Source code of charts

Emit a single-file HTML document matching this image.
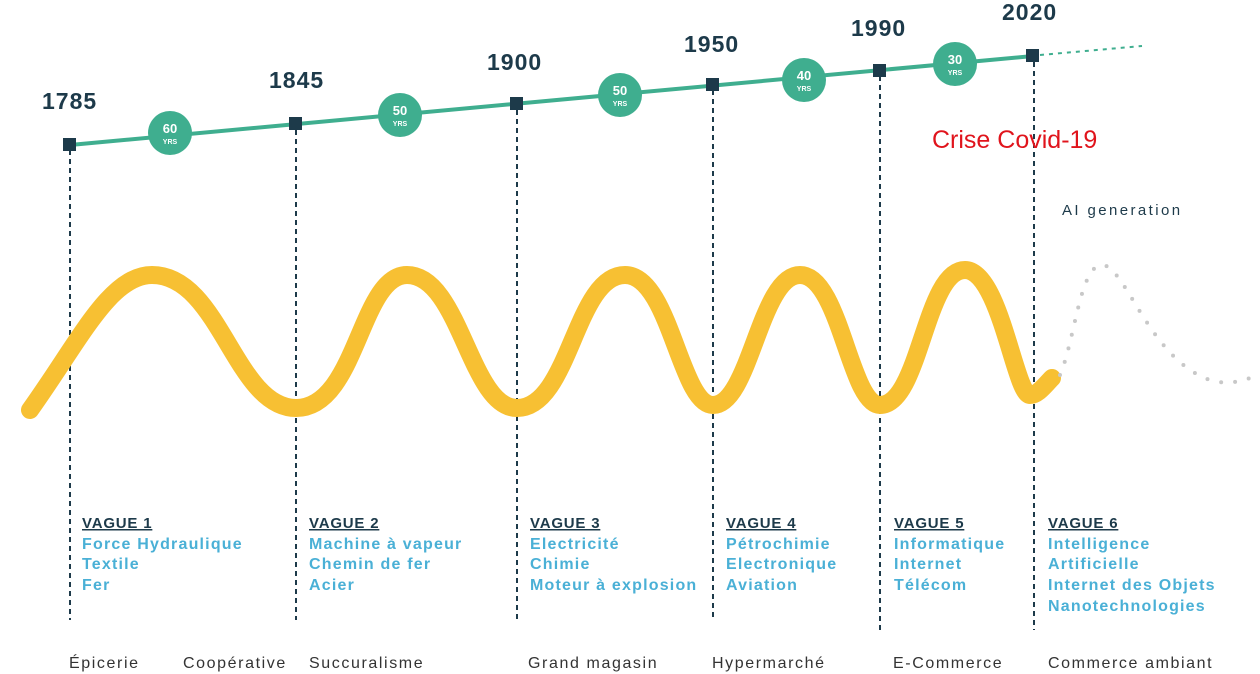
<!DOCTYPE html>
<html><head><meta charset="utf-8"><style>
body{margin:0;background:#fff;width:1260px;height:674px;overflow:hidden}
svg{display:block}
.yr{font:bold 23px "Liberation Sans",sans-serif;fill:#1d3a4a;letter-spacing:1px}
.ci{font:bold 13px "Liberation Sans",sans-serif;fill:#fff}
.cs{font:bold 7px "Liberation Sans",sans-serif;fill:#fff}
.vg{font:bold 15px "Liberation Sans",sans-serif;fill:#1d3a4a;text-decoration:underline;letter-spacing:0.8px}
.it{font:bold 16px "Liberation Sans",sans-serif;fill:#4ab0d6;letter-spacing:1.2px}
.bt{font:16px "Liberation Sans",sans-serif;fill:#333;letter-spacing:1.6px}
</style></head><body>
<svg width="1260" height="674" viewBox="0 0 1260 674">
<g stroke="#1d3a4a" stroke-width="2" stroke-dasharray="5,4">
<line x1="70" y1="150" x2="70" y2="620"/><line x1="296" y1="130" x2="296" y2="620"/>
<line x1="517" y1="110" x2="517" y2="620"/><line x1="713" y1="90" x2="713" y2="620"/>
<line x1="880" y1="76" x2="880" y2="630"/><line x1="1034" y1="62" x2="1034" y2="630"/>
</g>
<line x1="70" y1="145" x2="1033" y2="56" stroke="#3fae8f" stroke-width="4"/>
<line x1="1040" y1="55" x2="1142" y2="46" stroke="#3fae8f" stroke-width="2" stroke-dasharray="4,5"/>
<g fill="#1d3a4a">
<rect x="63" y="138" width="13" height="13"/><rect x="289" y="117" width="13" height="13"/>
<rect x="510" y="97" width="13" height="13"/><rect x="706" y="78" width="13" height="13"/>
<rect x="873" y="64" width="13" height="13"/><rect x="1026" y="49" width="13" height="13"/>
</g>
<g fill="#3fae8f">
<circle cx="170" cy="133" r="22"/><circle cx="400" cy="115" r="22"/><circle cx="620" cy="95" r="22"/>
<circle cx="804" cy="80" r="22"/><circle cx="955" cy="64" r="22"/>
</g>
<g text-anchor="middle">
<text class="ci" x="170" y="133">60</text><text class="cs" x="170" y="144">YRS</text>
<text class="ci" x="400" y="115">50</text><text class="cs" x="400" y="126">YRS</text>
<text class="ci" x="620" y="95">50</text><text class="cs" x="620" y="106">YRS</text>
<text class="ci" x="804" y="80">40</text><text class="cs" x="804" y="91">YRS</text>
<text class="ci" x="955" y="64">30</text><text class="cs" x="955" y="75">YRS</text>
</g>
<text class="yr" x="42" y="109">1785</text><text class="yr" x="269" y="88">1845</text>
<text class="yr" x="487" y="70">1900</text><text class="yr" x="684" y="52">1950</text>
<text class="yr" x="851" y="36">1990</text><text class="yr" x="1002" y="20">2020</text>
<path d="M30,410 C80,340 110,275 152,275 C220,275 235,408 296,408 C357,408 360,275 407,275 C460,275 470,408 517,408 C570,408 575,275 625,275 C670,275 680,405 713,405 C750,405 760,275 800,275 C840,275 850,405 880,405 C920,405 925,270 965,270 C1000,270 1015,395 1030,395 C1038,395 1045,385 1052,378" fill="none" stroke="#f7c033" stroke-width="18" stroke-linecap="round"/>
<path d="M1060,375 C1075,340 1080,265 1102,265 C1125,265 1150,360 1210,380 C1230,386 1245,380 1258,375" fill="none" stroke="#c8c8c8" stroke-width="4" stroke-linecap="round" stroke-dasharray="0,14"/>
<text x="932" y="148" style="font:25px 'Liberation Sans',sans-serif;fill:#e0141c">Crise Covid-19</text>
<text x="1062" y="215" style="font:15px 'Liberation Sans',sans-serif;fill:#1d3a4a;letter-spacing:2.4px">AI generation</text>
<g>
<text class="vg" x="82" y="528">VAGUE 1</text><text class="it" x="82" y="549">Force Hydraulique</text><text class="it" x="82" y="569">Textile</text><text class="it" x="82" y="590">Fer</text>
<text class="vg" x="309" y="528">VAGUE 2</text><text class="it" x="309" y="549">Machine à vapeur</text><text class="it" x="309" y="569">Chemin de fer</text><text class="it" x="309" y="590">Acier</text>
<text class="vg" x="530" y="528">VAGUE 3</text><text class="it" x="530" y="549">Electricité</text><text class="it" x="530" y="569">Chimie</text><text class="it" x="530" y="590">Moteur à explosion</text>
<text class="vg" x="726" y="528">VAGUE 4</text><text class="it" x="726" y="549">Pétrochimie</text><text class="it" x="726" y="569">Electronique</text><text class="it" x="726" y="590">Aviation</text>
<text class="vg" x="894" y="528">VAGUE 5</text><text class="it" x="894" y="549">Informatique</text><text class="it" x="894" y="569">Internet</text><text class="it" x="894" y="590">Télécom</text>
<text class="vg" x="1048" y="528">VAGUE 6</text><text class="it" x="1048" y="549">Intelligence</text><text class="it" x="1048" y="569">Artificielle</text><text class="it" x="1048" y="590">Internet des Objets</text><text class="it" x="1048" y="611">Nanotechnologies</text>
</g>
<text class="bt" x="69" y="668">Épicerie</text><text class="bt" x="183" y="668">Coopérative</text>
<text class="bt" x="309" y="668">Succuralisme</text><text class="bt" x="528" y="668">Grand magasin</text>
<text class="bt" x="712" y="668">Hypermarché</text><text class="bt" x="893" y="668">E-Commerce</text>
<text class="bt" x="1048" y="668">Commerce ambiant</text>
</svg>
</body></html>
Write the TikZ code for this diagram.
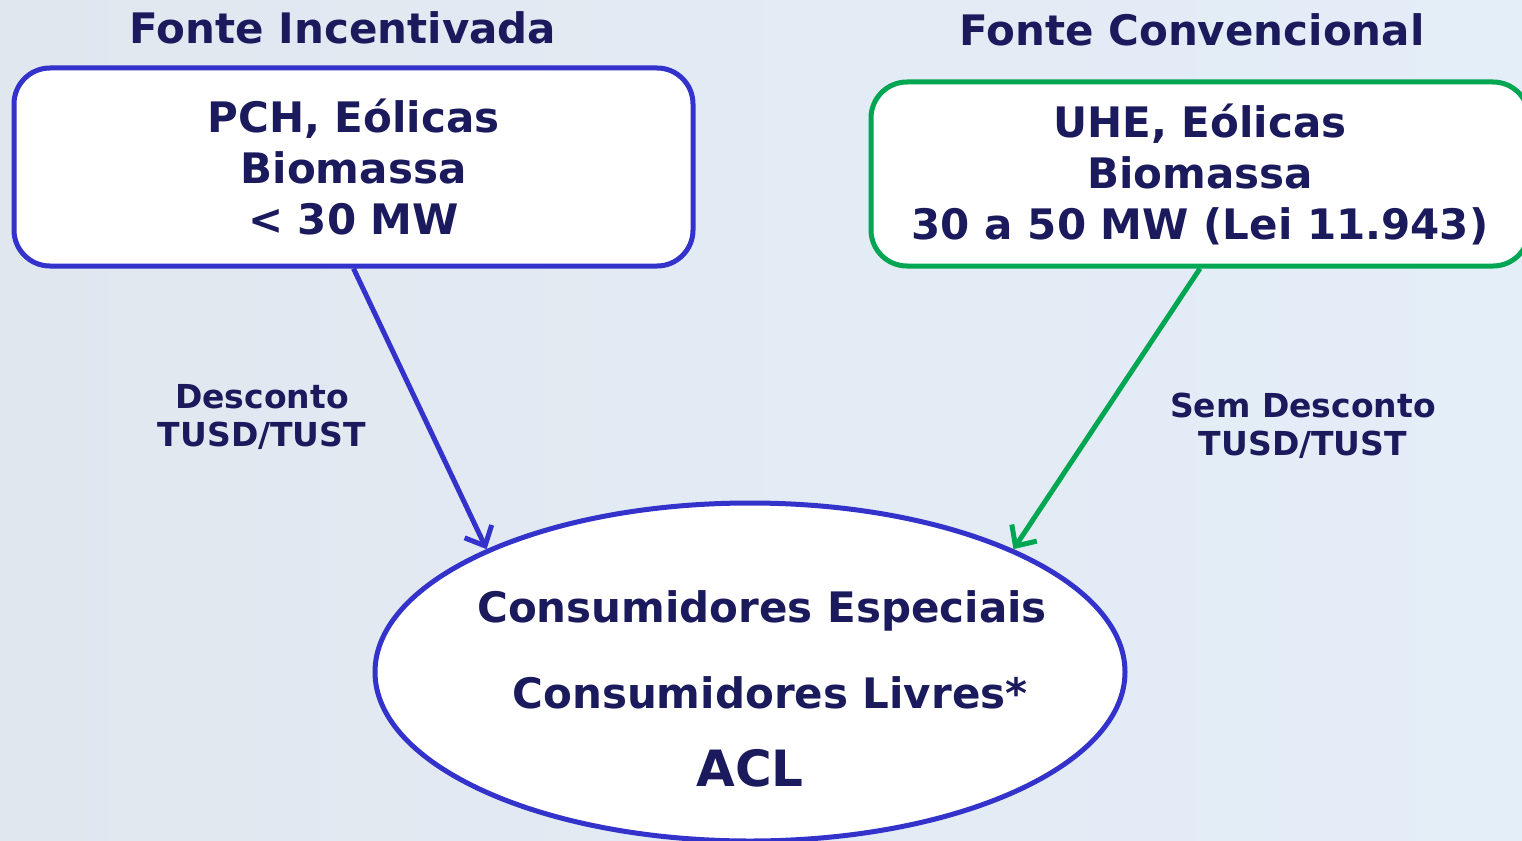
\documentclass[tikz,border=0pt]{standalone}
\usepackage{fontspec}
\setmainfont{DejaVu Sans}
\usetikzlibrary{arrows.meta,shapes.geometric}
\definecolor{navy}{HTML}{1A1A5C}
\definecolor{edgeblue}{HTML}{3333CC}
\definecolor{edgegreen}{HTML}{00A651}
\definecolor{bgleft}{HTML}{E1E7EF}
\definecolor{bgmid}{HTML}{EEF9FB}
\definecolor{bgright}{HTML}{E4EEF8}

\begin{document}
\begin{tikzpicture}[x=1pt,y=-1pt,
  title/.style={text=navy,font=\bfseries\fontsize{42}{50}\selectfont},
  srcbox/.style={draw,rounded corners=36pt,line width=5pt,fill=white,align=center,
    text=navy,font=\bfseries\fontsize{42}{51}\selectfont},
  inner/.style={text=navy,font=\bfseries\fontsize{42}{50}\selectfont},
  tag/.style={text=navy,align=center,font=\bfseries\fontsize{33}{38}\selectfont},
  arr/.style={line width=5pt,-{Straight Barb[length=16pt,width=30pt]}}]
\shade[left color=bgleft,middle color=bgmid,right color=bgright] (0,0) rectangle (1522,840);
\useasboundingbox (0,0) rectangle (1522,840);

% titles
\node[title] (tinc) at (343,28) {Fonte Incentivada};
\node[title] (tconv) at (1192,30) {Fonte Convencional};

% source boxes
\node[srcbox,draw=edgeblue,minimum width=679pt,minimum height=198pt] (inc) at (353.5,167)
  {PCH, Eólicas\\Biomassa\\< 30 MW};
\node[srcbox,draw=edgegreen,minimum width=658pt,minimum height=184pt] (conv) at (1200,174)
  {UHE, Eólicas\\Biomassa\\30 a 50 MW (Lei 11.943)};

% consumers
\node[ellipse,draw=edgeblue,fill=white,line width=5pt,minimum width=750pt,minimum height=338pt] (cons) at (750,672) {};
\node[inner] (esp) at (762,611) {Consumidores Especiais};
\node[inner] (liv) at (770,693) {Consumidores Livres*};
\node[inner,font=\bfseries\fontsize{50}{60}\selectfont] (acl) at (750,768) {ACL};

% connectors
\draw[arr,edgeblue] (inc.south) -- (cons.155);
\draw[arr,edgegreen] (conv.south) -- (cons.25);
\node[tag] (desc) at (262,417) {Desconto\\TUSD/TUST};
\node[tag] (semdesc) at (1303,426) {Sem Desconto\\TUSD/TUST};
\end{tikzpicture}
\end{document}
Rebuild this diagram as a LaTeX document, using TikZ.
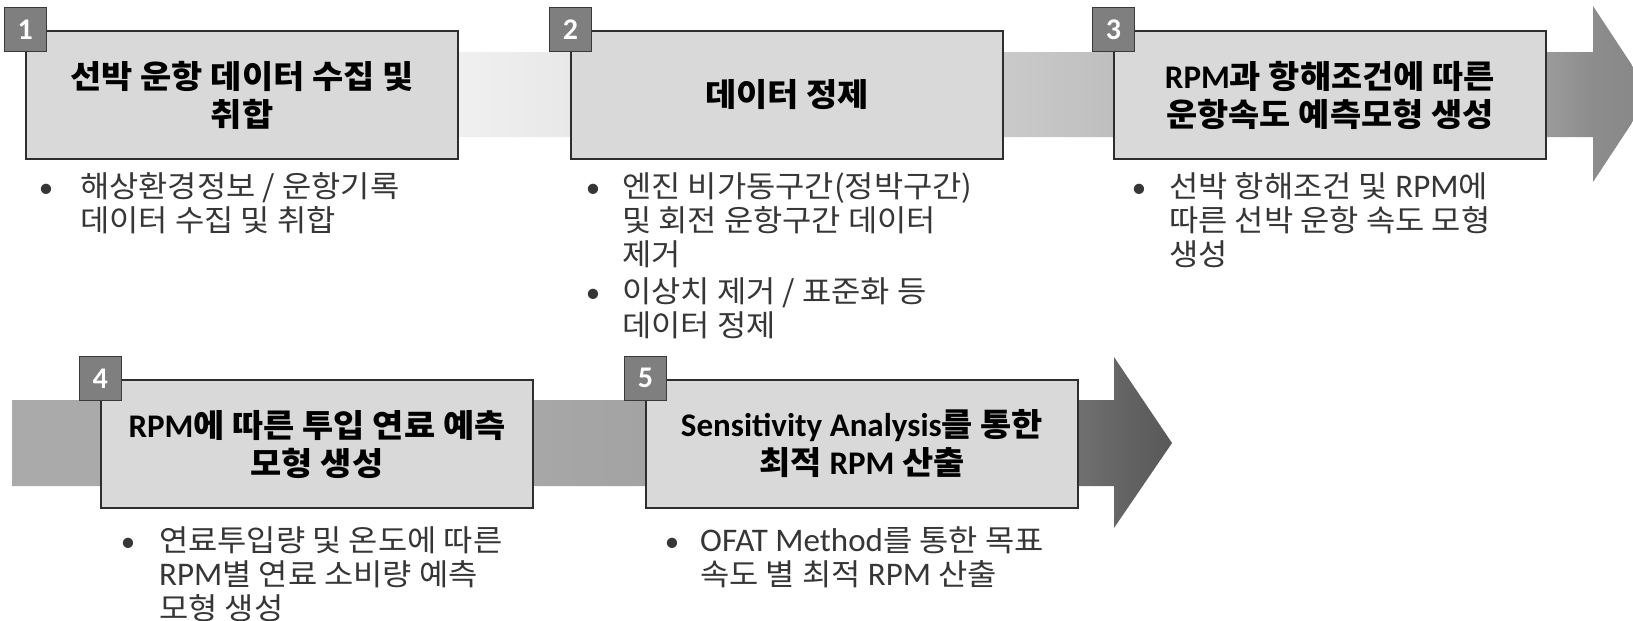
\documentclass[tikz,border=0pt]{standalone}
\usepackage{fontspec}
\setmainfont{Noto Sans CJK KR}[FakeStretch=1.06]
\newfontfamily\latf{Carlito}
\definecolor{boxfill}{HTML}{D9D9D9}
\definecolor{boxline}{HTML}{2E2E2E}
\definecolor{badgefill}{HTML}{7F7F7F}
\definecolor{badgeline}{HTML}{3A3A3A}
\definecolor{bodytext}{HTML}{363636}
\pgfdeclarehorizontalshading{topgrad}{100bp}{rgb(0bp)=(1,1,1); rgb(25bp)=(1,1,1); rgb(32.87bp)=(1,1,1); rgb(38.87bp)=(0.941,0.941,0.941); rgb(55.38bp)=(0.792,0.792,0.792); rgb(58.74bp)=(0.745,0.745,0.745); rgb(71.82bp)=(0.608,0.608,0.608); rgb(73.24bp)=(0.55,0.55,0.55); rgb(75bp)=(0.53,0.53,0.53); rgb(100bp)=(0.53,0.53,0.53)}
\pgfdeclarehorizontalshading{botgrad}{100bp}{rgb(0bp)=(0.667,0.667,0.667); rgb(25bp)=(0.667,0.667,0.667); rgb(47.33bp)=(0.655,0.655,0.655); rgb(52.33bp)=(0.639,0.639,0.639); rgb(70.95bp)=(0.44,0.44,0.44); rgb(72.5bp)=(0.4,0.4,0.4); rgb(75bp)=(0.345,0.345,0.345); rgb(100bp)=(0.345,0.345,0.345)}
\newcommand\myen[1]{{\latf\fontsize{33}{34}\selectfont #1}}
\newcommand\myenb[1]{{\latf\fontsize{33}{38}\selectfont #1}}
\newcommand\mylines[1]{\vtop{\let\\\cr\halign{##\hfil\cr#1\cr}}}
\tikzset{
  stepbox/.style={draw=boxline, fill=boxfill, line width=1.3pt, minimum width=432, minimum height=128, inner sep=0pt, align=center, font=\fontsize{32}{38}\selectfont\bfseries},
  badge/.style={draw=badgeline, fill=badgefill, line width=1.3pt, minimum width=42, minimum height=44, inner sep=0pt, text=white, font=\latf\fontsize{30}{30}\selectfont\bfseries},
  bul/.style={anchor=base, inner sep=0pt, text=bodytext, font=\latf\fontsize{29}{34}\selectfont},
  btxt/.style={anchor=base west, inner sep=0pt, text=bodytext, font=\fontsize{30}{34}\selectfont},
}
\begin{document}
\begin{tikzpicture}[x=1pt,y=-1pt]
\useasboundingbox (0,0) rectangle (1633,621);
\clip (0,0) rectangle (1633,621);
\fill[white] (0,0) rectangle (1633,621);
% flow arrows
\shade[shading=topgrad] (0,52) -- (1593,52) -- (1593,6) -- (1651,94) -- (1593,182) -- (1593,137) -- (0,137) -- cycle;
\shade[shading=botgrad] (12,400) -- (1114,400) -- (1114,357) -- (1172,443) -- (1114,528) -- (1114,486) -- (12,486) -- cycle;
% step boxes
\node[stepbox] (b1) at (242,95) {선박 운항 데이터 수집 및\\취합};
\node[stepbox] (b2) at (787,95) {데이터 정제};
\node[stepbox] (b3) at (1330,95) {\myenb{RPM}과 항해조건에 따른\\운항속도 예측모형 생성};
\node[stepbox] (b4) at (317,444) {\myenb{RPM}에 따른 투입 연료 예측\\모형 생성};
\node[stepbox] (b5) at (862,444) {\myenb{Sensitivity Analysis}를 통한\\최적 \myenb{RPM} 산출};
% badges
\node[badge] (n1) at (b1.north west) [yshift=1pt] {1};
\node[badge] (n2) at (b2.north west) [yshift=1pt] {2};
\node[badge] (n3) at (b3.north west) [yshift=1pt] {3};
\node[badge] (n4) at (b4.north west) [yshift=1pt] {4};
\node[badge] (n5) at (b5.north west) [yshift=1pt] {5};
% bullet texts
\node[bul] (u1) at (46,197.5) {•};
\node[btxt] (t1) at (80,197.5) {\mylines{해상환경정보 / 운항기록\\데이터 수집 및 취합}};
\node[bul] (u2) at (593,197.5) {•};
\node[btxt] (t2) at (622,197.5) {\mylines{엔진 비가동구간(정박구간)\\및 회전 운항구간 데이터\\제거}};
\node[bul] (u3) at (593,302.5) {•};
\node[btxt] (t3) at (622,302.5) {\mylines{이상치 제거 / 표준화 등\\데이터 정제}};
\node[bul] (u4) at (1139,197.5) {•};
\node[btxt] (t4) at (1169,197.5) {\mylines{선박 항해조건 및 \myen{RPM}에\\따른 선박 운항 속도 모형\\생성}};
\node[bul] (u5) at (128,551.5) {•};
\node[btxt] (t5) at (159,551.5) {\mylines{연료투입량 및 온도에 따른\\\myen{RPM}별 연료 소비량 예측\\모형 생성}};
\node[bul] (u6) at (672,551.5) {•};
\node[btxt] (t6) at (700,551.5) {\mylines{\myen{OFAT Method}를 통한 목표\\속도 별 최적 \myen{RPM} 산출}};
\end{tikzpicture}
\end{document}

◆ Given exercise
Where a line holds the string "this", copy that line.

◆ Output below
Emit a single-file HTML document matching this image.
Write the TikZ code for this diagram.
Rebuild this diagram as a LaTeX document, using TikZ.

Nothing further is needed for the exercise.